▸ WORK TO COMPLETE: Check each line of the material below for the string "script", then report how many lines have it, and nothing else.

-------- ENTRIES --------

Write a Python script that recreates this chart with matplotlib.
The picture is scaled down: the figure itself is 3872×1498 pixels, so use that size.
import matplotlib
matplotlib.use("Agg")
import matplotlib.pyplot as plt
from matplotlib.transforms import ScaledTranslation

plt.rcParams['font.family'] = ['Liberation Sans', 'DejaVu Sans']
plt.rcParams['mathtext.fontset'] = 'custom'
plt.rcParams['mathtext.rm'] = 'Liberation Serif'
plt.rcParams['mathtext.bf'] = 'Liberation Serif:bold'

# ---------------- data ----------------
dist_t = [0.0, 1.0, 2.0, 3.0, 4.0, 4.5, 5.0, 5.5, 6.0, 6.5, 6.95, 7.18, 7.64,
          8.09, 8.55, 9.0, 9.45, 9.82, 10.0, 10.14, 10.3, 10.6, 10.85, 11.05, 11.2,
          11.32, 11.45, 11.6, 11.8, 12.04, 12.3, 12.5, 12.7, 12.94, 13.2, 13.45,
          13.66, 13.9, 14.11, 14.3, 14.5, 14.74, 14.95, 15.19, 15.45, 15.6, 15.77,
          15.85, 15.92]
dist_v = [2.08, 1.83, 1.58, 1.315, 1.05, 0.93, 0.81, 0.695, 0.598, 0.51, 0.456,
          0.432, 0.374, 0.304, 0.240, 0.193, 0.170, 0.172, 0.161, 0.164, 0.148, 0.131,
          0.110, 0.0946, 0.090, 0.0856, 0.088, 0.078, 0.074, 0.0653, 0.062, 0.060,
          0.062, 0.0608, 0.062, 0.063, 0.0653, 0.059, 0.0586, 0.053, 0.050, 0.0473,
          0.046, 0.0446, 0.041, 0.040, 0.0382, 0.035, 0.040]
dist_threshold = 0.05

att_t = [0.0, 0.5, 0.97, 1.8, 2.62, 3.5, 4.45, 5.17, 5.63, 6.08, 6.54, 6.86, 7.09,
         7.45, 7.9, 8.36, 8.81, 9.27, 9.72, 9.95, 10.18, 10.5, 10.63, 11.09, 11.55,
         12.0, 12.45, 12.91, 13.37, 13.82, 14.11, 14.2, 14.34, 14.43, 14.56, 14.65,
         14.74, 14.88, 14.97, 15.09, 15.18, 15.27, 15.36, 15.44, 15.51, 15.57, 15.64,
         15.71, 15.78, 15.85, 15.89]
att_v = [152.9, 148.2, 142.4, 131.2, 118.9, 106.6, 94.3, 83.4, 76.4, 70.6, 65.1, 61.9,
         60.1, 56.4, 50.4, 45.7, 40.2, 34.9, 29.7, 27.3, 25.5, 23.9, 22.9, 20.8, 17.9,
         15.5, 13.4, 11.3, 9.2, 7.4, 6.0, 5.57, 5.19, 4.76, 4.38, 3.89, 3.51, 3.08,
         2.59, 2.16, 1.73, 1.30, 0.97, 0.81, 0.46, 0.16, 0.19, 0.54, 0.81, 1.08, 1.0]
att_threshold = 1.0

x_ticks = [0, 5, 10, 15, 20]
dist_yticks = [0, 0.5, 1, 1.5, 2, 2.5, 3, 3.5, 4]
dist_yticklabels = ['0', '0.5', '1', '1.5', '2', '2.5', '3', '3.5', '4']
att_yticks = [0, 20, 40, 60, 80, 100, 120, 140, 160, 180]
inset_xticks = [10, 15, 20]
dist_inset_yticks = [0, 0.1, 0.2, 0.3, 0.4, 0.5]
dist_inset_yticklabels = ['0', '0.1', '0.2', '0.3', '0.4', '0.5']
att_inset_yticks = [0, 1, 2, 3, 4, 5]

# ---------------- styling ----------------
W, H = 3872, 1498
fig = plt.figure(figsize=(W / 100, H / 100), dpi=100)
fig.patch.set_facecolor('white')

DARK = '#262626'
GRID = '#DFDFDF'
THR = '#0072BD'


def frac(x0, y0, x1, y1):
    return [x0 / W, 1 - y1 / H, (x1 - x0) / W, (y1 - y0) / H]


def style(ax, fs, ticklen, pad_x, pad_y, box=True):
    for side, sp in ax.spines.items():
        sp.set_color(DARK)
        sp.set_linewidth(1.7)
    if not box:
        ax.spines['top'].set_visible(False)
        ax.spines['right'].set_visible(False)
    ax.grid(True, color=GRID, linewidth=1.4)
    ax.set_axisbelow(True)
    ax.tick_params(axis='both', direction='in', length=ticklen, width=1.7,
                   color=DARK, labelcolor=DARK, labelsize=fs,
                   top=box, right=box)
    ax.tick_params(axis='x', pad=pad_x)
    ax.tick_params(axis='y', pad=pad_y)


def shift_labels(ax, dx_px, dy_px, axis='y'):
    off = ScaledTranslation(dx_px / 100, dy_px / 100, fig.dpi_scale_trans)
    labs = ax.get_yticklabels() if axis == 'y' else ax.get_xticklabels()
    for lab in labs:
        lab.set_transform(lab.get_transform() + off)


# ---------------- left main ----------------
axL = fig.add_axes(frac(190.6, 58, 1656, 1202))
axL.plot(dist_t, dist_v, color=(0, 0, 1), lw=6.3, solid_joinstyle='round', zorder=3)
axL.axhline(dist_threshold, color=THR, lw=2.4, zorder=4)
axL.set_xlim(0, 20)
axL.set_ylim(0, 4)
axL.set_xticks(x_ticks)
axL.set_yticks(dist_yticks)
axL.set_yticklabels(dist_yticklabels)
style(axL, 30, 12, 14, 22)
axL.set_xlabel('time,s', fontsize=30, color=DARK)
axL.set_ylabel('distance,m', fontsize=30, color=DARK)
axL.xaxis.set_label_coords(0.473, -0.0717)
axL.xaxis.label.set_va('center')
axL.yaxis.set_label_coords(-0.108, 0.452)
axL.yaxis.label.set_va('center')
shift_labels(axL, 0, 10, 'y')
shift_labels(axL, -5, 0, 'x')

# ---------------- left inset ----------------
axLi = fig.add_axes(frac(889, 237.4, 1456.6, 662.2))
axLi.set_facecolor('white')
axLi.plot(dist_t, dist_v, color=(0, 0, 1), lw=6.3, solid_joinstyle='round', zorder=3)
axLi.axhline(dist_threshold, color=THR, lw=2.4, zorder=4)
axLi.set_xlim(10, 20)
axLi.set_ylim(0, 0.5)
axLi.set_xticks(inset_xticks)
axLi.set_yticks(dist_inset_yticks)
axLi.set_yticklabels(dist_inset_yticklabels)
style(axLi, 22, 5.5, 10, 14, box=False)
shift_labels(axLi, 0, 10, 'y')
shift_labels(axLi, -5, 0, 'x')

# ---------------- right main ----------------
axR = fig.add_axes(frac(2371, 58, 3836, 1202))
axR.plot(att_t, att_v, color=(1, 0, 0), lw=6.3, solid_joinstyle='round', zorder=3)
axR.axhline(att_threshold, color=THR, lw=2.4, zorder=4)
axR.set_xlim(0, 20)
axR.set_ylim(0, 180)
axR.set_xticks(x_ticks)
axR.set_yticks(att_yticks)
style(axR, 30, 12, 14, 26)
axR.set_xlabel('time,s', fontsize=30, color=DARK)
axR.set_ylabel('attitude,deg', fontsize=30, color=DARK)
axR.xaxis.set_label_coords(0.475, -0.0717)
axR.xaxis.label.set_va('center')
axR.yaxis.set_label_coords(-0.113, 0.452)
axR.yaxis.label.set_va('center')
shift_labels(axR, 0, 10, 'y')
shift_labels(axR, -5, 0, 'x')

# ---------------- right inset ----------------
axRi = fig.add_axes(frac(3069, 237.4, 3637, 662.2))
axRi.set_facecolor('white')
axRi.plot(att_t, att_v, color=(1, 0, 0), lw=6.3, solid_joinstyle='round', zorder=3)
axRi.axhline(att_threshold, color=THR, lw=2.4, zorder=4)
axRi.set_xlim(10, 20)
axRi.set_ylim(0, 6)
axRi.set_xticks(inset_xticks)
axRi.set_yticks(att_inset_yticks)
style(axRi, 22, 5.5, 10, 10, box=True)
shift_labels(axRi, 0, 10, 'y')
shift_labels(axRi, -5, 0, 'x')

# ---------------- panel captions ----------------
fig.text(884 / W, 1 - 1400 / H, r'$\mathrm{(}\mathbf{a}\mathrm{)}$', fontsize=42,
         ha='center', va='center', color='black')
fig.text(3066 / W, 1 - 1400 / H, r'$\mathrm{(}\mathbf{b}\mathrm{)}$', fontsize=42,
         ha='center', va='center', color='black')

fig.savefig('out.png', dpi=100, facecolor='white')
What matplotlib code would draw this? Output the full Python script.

--------

▸ ANSWER BELOW: 2